HA! After getting sick, losing my job and having to move in with my 78 year old mother-in-law? **YES**

nicobanks's avatar

Yes, if I strongly believed that it would be lead to something great – give me the right experience and contacts, etc.

What people have pointed out about class privilege is true but also exaggerated. It’s not as black and white as only rich people being able to do these things or else going into debt.

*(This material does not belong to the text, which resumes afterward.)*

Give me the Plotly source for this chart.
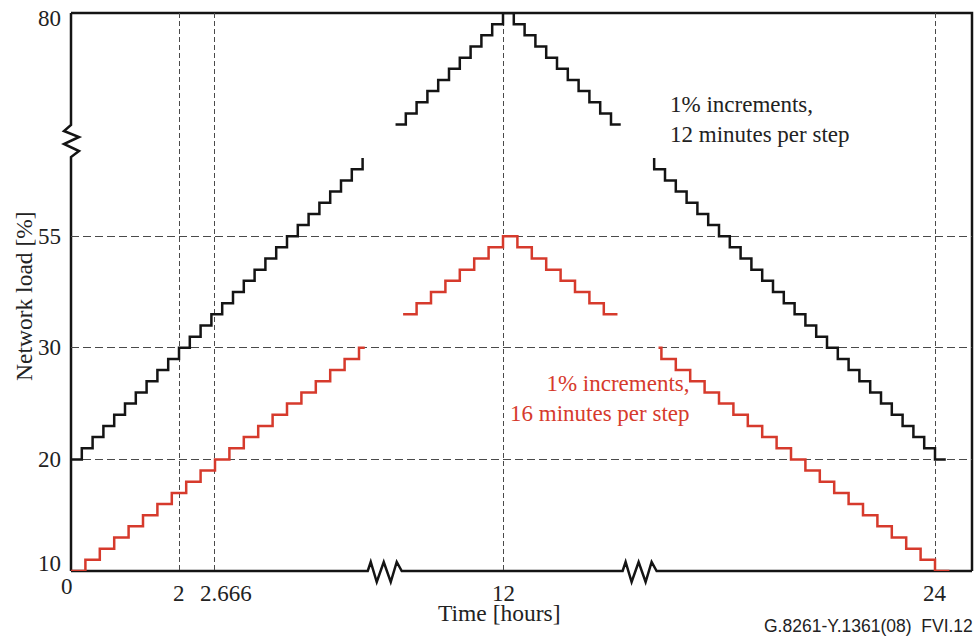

For instance, my wife has been able to attend full-time studies at college without taking a loan or using credit or borrowing from family, and we aren’t sitting on any wealth whatsoever. For us, it’s been possible by her working part-time (8 hours/wk), me working full-time, us keeping our expenses low, and us having planned ahead so that we saved the tuition and books money, and built up a savings fund to help with our regular expenses in light of her lack of income. And we don’t live in an area known to have low living expenses.

But morally, I don’t think it’s right. It is slave labour.

But I don’t believe that people who take these jobs share in the guilt. If a system requires you to do something, to get what you want, is it your fault you do that thing? That’s blaming the victim.

Ron_C's avatar

I have nothing against volunteer work but unpaid internship are worth the money you’re paid. Unless you intend to be a missionary, member of the clergy, or are independently wealthy, I would stay away from unpaid internships. If you want to do good and at least make a little money, join the Peace Corps.

If you intend to work in industry, my experience is that paid internships lead to jobs. Unpaid internships lead to more volunteer work but no money.

chelle21689's avatar

It’s what help me landed my first job. It was a very boring internship but looked good on my resume.